Problem details: Repeat the material exactly from its first line to the line that includes "ticks_a = [c". Skip pictures.

Dataset content:
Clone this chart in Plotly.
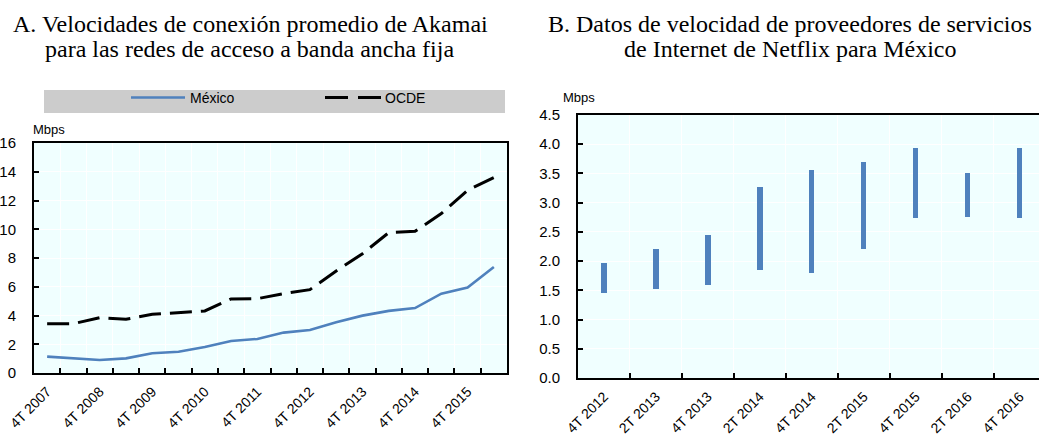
import plotly.graph_objects as go

W, H = 1039, 437

# ---- Panel A data ----
cats_a = ["4T 2007", "2T 2008", "4T 2008", "2T 2009", "4T 2009", "2T 2010",
          "4T 2010", "2T 2011", "4T 2011", "2T 2012", "4T 2012", "2T 2013",
          "4T 2013", "2T 2014", "4T 2014", "2T 2015", "4T 2015", "2T 2016"]
mexico = [1.14, 1.02, 0.90, 1.02, 1.37, 1.48, 1.81, 2.23, 2.37, 2.81, 2.99, 3.53,
          3.99, 4.32, 4.52, 5.52, 5.94, 7.38]
ocde = [3.43, 3.43, 3.85, 3.74, 4.08, 4.18, 4.32, 5.15, 5.17, 5.52, 5.80, 7.10,
        8.30, 9.77, 9.86, 11.09, 12.71, 13.60]
ticks_a = [c if i % 2 == 0 else "" for i, c in enumerate(cats_a)]

# ---- Panel B data ----
cats_b = ["4T 2012", "2T 2013", "4T 2013", "2T 2014", "4T 2014", "2T 2015",
          "4T 2015", "2T 2016", "4T 2016"]
netflix_low = [1.46, 1.53, 1.59, 1.85, 1.80, 2.20, 2.73, 2.76, 2.73]
netflix_high = [1.97, 2.21, 2.45, 3.27, 3.56, 3.69, 3.93, 3.50, 3.93]

BLUE = "#4F81BD"
BG = "#F0FFFF"
SANS = "Liberation Sans, Arial, sans-serif"
SERIF = "Liberation Serif, Times New Roman, serif"


def px(x):
    return x / W


def py(y):
    return 1 - y / H


fig = go.Figure()
fig.add_trace(go.Scatter(x=cats_a, y=mexico, mode="lines", name="México",
                         line=dict(color=BLUE, width=2.6),
                         xaxis="x", yaxis="y", showlegend=False))
fig.add_trace(go.Scatter(x=cats_a, y=ocde, mode="lines", name="OCDE",
                         line=dict(color="black", width=3, dash="22px,9px"),
                         xaxis="x", yaxis="y", showlegend=False))
fig.add_trace(go.Bar(x=cats_b, y=[h - l for h, l in zip(netflix_high, netflix_low)],
                     base=netflix_low, width=0.1, marker=dict(color=BLUE, line=dict(width=0)),
                     xaxis="x2", yaxis="y2", showlegend=False, name="Netflix"))

axis_common = dict(showline=True, linecolor="black", linewidth=2, mirror=True,
                   ticks="inside", ticklen=5, tickwidth=1.5, tickcolor="black",
                   showgrid=True, gridcolor="white", gridwidth=1, zeroline=False,
                   automargin=False,
                   tickfont=dict(family=SANS, size=15, color="black"))

xfont = dict(family=SANS, size=14, color="black")

fig.update_layout(
    width=W, height=H,
    margin=dict(l=0, r=0, t=0, b=0, autoexpand=False),
    paper_bgcolor="white",
    plot_bgcolor=BG,
    showlegend=False,
    bargap=0,
    xaxis=dict(axis_common, domain=[px(34), px(507)], anchor="y", type="category",
               range=[-0.5, 17.5], tickmode="array", tickvals=cats_a, ticktext=ticks_a,
               tickson="boundaries", tickangle=-45, ticklabelstandoff=3, tickfont=xfont),
    yaxis=dict(axis_common, domain=[py(373), py(143)], anchor="x",
               range=[0, 16], dtick=2, ticklabelstandoff=13),
    xaxis2=dict(axis_common, domain=[px(578), 1.0], anchor="y2", type="category",
                range=[-0.5, 8.37], tickson="boundaries", tickangle=-45,
                ticklabelstandoff=3, tickfont=xfont),
    yaxis2=dict(axis_common, domain=[py(378), py(115)], anchor="x2", mirror=False,
                range=[0, 4.5], dtick=0.5, tickformat=".1f", ticklabelstandoff=13),
)

annotations = [
    dict(text="A. Velocidades de conexión promedio de Akamai", x=px(250), y=py(24)),
    dict(text="para las redes de acceso a banda ancha fija", x=px(249), y=py(49)),
    dict(text="B. Datos de velocidad de proveedores de servicios", x=px(790), y=py(24)),
    dict(text="de Internet de Netflix para México", x=px(790), y=py(49)),
]
for a in annotations:
    fig.add_annotation(xref="paper", yref="paper", xanchor="center", yanchor="middle",
                       showarrow=False, font=dict(family=SERIF, size=24, color="black"), **a)

for txt, x, y in [("Mbps", 31, 130), ("Mbps", 561, 97)]:
    fig.add_annotation(xref="paper", yref="paper", xanchor="left", yanchor="middle",
                       x=px(x), y=py(y), text=txt, showarrow=False,
                       font=dict(family=SANS, size=13, color="black"))

# manual legend for panel A
fig.add_shape(type="rect", xref="paper", yref="paper", x0=px(44), x1=px(505),
              y0=py(113), y1=py(90), fillcolor="#CCCCCC", line=dict(width=0), layer="below")
fig.add_shape(type="line", xref="paper", yref="paper", x0=px(131), x1=px(185),
              y0=py(97.5), y1=py(97.5), line=dict(color=BLUE, width=2.6))
fig.add_shape(type="line", xref="paper", yref="paper", x0=px(325), x1=px(383),
              y0=py(97.5), y1=py(97.5), line=dict(color="black", width=3, dash="23px,10px"))
fig.add_annotation(xref="paper", yref="paper", xanchor="left", yanchor="middle",
                   x=px(188), y=py(97.5), text="México", showarrow=False,
                   font=dict(family=SANS, size=14, color="black"))
fig.add_annotation(xref="paper", yref="paper", xanchor="left", yanchor="middle",
                   x=px(383), y=py(97.5), text="OCDE", showarrow=False,
                   font=dict(family=SANS, size=14, color="black"))

fig.write_html("out.html", config={"displayModeBar": False},
               post_script="document.body.style.margin='0';document.body.style.overflow='hidden';")
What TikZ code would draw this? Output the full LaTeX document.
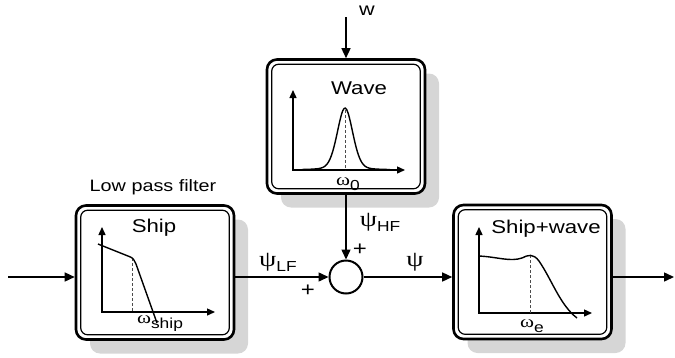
\documentclass[tikz,border=0pt]{standalone}
\usepackage{fontspec}
\setmainfont{Liberation Sans}[FakeStretch=1.2]
\newfontfamily\grk{Liberation Serif}[FakeStretch=1.25]
\usetikzlibrary{arrows.meta,shadows}

\newcommand\lowsub[1]{\raisebox{-5pt}{\fontsize{14.5}{15}\selectfont #1}}

\tikzset{
  blockbox/.style={draw, line width=2.6pt, rounded corners=10pt, fill=white,
    minimum width=158pt, minimum height=134pt,
    drop shadow={shadow xshift=14pt, shadow yshift=-14pt, fill=black!16, opacity=1}},
  innerline/.style={line width=1.2pt, rounded corners=7pt},
  sumnode/.style={draw, circle, line width=2pt, minimum size=33pt, inner sep=0pt},
  sig/.style={line width=1.5pt},
  axis/.style={line width=1.4pt, {Triangle[length=8pt,width=7pt]}-{Triangle[length=8pt,width=7pt]}},
  curve/.style={line width=1.4pt},
  guide/.style={densely dashed, gray!60!black, line width=0.8pt},
  lbl/.style={font=\fontsize{18.5}{20}\selectfont, inner sep=0pt},
  sgn/.style={font=\fontsize{22}{24}\selectfont, inner sep=0pt},
  freq/.style={font=\fontsize{17}{19}\selectfont, inner sep=0pt}
}

\begin{document}
\begin{tikzpicture}[x=1pt,y=-1pt,>={Triangle[length=10pt,width=9pt]}]
 \useasboundingbox (0,0) rectangle (675,357);
 % blocks
 \node[blockbox] (wave) at (346,126.5) {};
 \node[blockbox] (ship) at (155,272.5) {};
 \node[blockbox] (shipwave) at (532.5,272) {};
 \foreach \n in {wave,ship,shipwave}
  \draw[innerline] ([shift={(6,6)}]\n.north west) rectangle ([shift={(-6,-6)}]\n.south east);
 \node[sumnode] (sum) at (346,277) {};

 % block titles
 \node[lbl] (wavetitle) at (359,88) {Wave};
 \node[lbl] (shiptitle) at (154,228) {Ship};
 \node[lbl] (shipwavetitle) at (546,229) {Ship+wave};
 \node[font=\fontsize{16.5}{18}\selectfont, inner sep=0pt] (lpf) at (153,187) {Low pass filter};

 % wave spectrum
 \draw[axis] (293,90) |- (405,170);
 \draw[guide] (345,110) -- (345,170);
 \draw[curve, domain=302:390, samples=70, smooth, variable=\x]
   plot ({\x},{170-62*(0.8*exp(-((\x-345)/11)*((\x-345)/11))+0.2/(1+((\x-345)/9)*((\x-345)/9)))});
 \node[freq] (w0) at (348,184) {{\grk ω}\lowsub{0}};

 % ship spectrum
 \draw[axis] (102,227) |- (215,312);
 \draw[guide] (132,258) -- (132,312);
 \draw[curve] (98,244) -- (128,256) .. controls (133,258) .. (136,264) -- (157,323);
 \node[freq] (wship) at (160,324) {{\grk ω}\lowsub{ship}};

 % ship+wave spectrum
 \draw[axis] (479,227) |- (592,313);
 \draw[guide] (530,255) -- (530,313);
 \draw[curve] (479,256) .. controls (498,257) and (510,262) .. (522,258)
   .. controls (528,255) and (533,253) .. (539,261)
   .. controls (552,280) and (560,305) .. (577,318);
 \node[freq] (we) at (532,326) {{\grk ω}\lowsub{e}};

 % signals
 \coordinate (win) at (346,17);
 \coordinate (in) at (8,277);
 \coordinate (out) at (674,277);
 \draw[sig,->] (win) -- (wave.north);
 \draw[sig,->] (wave.south) -- (sum.north);
 \draw[sig,->] (in) -- (in -| ship.west);
 \draw[sig,->] (ship.east |- sum) -- (sum.west);
 \draw[sig,->] (sum.east) -- (sum -| shipwave.west);
 \draw[sig,->] (sum -| shipwave.east) -- (out);

 % signal labels
 \node[font=\fontsize{18}{19}\selectfont, inner sep=0pt] (wlbl) at (367,11) {w};
 \node[sgn] (psihf) at (380,222) {{\grk ψ}\lowsub{HF}};
 \node[sgn] (psilf) at (278,262) {{\grk ψ}\lowsub{LF}};
 \node[sgn] (psi) at (415,262) {{\grk ψ}};
 \node[font=\fontsize{20}{21}\selectfont, inner sep=0pt] (plustop) at (360,250) {+};
 \node[font=\fontsize{20}{21}\selectfont, inner sep=0pt] (plusleft) at (308,291) {+};
\end{tikzpicture}
\end{document}
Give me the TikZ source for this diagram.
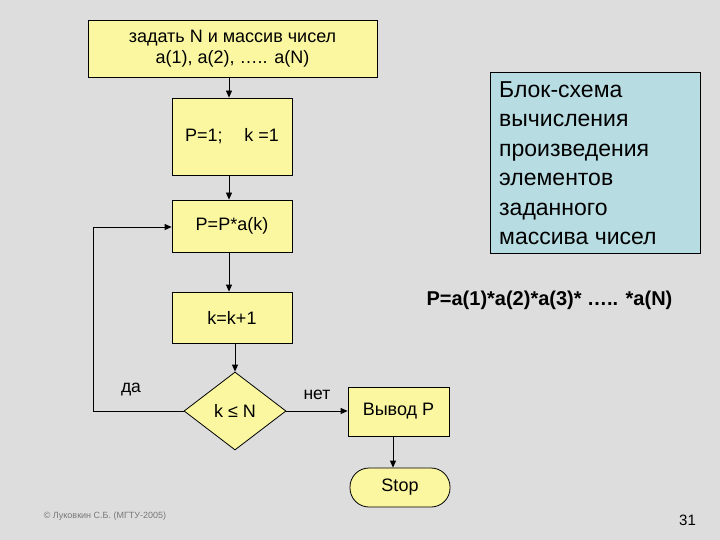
\documentclass[tikz,border=0pt]{standalone}
\usepackage{fontspec}
\setmainfont{Liberation Sans}
\usetikzlibrary{shapes.geometric,arrows.meta}
\definecolor{bg}{RGB}{221,221,221}
\definecolor{ylw}{RGB}{250,247,160}
\definecolor{blu}{RGB}{183,221,227}
\definecolor{foot}{RGB}{120,120,120}
\tikzset{
  blk/.style={draw=black, line width=0.8pt, fill=ylw, inner sep=0pt, font=\fontsize{18}{21}\selectfont, align=center},
  con/.style={line width=0.8pt, -{Triangle[length=7pt,width=6pt]}},
  lbl/.style={font=\fontsize{17.5}{20}\selectfont, inner sep=0pt}
}
\begin{document}
\begin{tikzpicture}[x=1pt,y=-1pt]
\fill[bg] (0,0) rectangle (720,540);
\useasboundingbox (0,0) rectangle (720,540);

\node[blk, minimum width=289pt, minimum height=57pt] (b1) at (232.5,48.5) {задать N и массив чисел\\a(1), a(2), ….. a(N)};
\node[blk, minimum width=120pt, minimum height=77pt] (b2) at (232,136.5) {P=1;\hspace{1.2em}k =1};
\node[blk, minimum width=120pt, minimum height=52pt] (b3) at (232,226) {P=P*a(k)};
\node[blk, minimum width=120pt, minimum height=51pt] (b4) at (232,317.5) {k=k+1};
\node[blk, shape=diamond, minimum width=102pt, minimum height=78pt] (d) at (235,411) {k ≤ N};
\node[blk, minimum width=101pt, minimum height=49pt] (out) at (398.5,411.5) {Вывод P};
\node[blk, minimum width=100pt, minimum height=39pt, rounded corners=19pt] (stop) at (400,487.5) {Stop};

\node[draw=black, line width=0.8pt, fill=blu, minimum width=210pt, minimum height=181pt, inner sep=0pt] (info) at (595,162.5) {};
\node[anchor=north west, inner sep=0pt, align=left, font=\fontsize{23}{29.4}\selectfont] (infot) at (499,81.5) {Блок-схема\\вычисления\\произведения\\элементов\\заданного\\массива чисел};

\node[font=\bfseries\fontsize{20}{24}\selectfont, inner sep=0pt] (formula) at (549.5,300) {P=a(1)*a(2)*a(3)* ….. *a(N)};

\node[lbl] (da) at (131,390) {да};
\node[lbl] (net) at (317,395) {нет};

\node[font=\fontsize{9}{10}\selectfont, text=foot, inner sep=0pt] (footer) at (105,516) {© Луковкин С.Б. (МГТУ-2005)};
\node[font=\fontsize{15}{17}\selectfont, inner sep=0pt] (num) at (687.5,520) {31};

\coordinate (c1) at (93,411);
\coordinate (c2) at (93,227);

\draw[con] (b1.south -| 229,0) -- (b2.north -| 229,0);
\draw[con] (b2.south -| 229,0) -- (b3.north -| 229,0);
\draw[con] (b3.south -| 229,0) -- (b4.north -| 229,0);
\draw[con] (b4.south -| d.north) -- (d.north);
\draw[con] (d.west) -- (c1) -- (c2) -- (b3.west |- c2);
\draw[con] (d.east) -- (out.west |- d.east);
\draw[con] (out.south -| 393,0) -- (stop.north -| 393,0);
\end{tikzpicture}
\end{document}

Solution to this exercise:
Clone this chart in Plotly.
import plotly.graph_objects as go

W, H = 1039, 437

# ---- Panel A data ----
cats_a = ["4T 2007", "2T 2008", "4T 2008", "2T 2009", "4T 2009", "2T 2010",
          "4T 2010", "2T 2011", "4T 2011", "2T 2012", "4T 2012", "2T 2013",
          "4T 2013", "2T 2014", "4T 2014", "2T 2015", "4T 2015", "2T 2016"]
mexico = [1.14, 1.02, 0.90, 1.02, 1.37, 1.48, 1.81, 2.23, 2.37, 2.81, 2.99, 3.53,
          3.99, 4.32, 4.52, 5.52, 5.94, 7.38]
ocde = [3.43, 3.43, 3.85, 3.74, 4.08, 4.18, 4.32, 5.15, 5.17, 5.52, 5.80, 7.10,
        8.30, 9.77, 9.86, 11.09, 12.71, 13.60]
ticks_a = [c if i % 2 == 0 else "" for i, c in enumerate(cats_a)]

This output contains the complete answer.